我們推出通義深度研究（Tongyi DeepResearch）——一款專為長時程深度資訊探索研究任務設計的智能體大型語言模型。為激發自主深度研究能力，該模型通過結合智能體中期訓練與智能體後期訓練的端到端訓練框架開發，實現跨複雜任務的可擴展推理與資訊探索。我們設計了高度可擴展的全自動數據合成管線，無需依賴高成本人工標註，即可支撐所有訓練階段。通過為每個階段構建定制化環境，我們的系統能實現全流程穩定一致的交互。通義深度研究模型總參數量達305億，每令牌僅激活33億參數，在包括「人類終極考試」、BrowseComp、BrowseComp-ZH、WebWalkerQA、xbench-DeepSearch、FRAMES及xbench-DeepSearch-2510在內的一系列智能體深度研究基準測試中均達到頂尖性能。我們將開源模型、框架及完整解決方案，以賦能研究社群。

English

We present Tongyi DeepResearch, an agentic large language model, which is specifically designed for long-horizon, deep information-seeking research tasks. To incentivize autonomous deep research agency, Tongyi DeepResearch is developed through an end-to-end training framework that combines agentic mid-training and agentic post-training, enabling scalable reasoning and information seeking across complex tasks. We design a highly scalable data synthesis pipeline that is fully automatic, without relying on costly human annotation, and empowers all training stages. By constructing customized environments for each stage, our system enables stable and consistent interactions throughout.

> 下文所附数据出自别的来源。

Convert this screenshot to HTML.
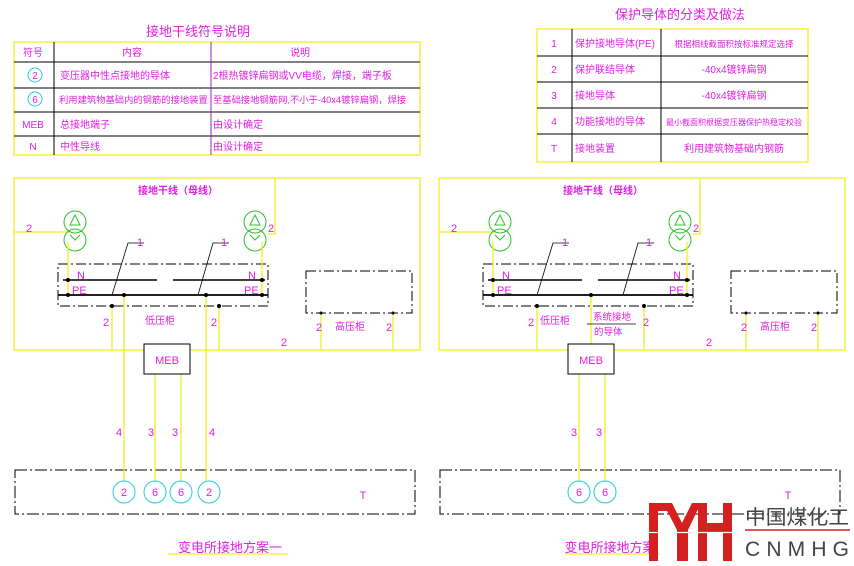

Tongyi DeepResearch, featuring 30.5 billion total parameters, with only 3.3 billion activated per token, achieves state-of-the-art performance across a range of agentic deep research benchmarks, including Humanity's Last Exam, BrowseComp, BrowseComp-ZH, WebWalkerQA, xbench-DeepSearch, FRAMES and xbench-DeepSearch-2510. We open-source the model, framework, and complete solutions to empower the community.